バシュラールの難解さについて

ここまで序章を一節ずつ、半分まで読んできたが、やはりバシュラールは読みにくい。心に留まる言葉を読み込もうと思っても、周囲にいくつもの意味や思想が巻かれていて、輪郭がうやむやになっていく。序章でさえそうなのだから、本章はどうなるのか。他の人が彼のことを書いたブログを読んでも、それほど深められていない印象がある。
 
松岡達也氏は『バシュラールの世界――文学と哲学のあいだ――』でバシュラールが日本でさほど広がらなかったのは翻訳が困難だったことをあげている(やはり誰もが難しさを感じている・・・)。彼の詩的な発想は日本語訳になじみにくく、また、彼の素養と関心の広さが翻訳者のそれと対応しにくいと述べ、〈バシュラールを読むための心得〉を6つ掲げている。
 
1)彼が20世紀の科学に明るいということ
2)哲学の専門家であるということ
3)精神分析に造詣があること
4)文学的教養が深いということ
5)文体に特徴があること
6)思想的立場に変更があったこと
松岡達也著『バシュラールの世界』(第一章バシュラールの読み方 より)
 
わたしが今実感しているのは5)の部分。さらっと読んだときには理解できていると思うのに、説明しようとするとどの言葉も適さなくなって、抜き書きで止まってしまう。どこを触っても意味が崩れていく。
先の松岡氏の言葉をまた少し引用する(同本より)。
 
「もう一つバシュラールを日本の読者にとってわかりにくくしているのは、彼の文章、文体である。 もし仮に、向こう側のものがガラスを通って伝わってくるように、思想が言語のガラスを通して裸のまま、ずっと伝わってくるのなら、それなりにわかりやすいのだが、彼の場合、思想がかなり言語の飾りをつけて表現されている。
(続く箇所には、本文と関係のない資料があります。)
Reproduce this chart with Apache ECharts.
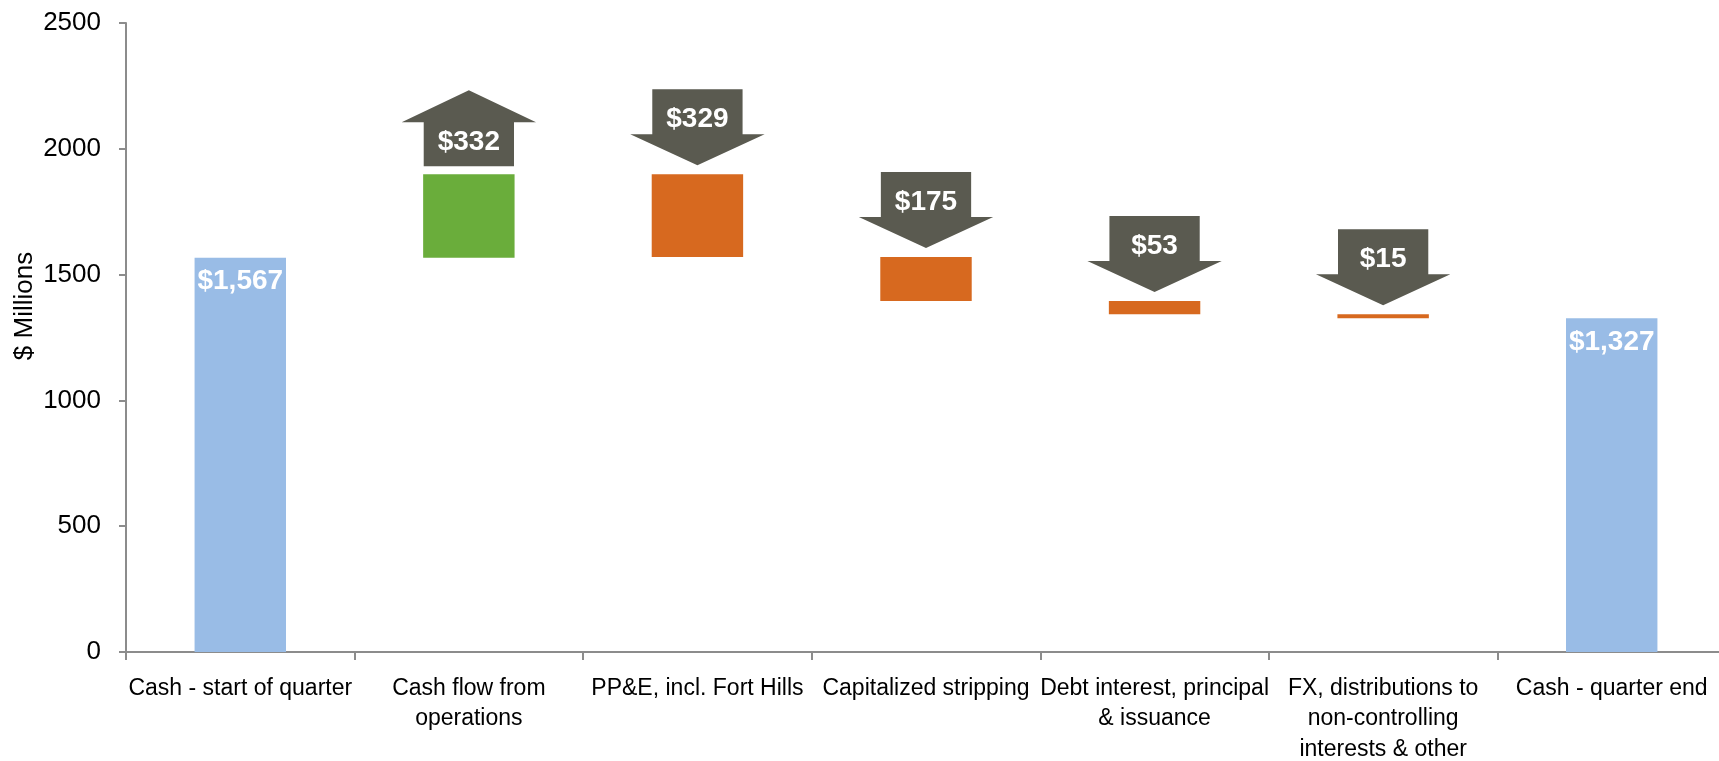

たとえば、直観の純粋性がはじめからあるというのは間違いだ、人はだれも、主観的、感情的なものをまったくまじえずに、対象に向かうことはできない、ということを彼は前にも書いたように「源泉は不純である」という風に書く。(中略)バシュラールの作品は、サルトルの論文を読むのと違ったむつかしさがある。評論であり、詩論であり、批評文でありながら、詩的なイメージが多く出てきて読者を誘惑し、読者を魅了する。そうした詩的イメージや文章のリズムをうまく翻訳するのは不可能に近い。」
 
やはりそうか。そう、論を読んでいるのに、詩を読んでいるような気にさせられるのはわたしだけではないんだ。またそれが魅力でもあるんだ、と再認識した。なかなか困難ではあるけれど、読み甲斐がある。自分なりに読んでいこう。翻訳の方はさぞや大変だったろう。
また〈バシュラールを読むための心得〉の6)も面白い。彼の詩に対する見方が大きく分けて三期に分けられているということ。それはまた改めての機会に。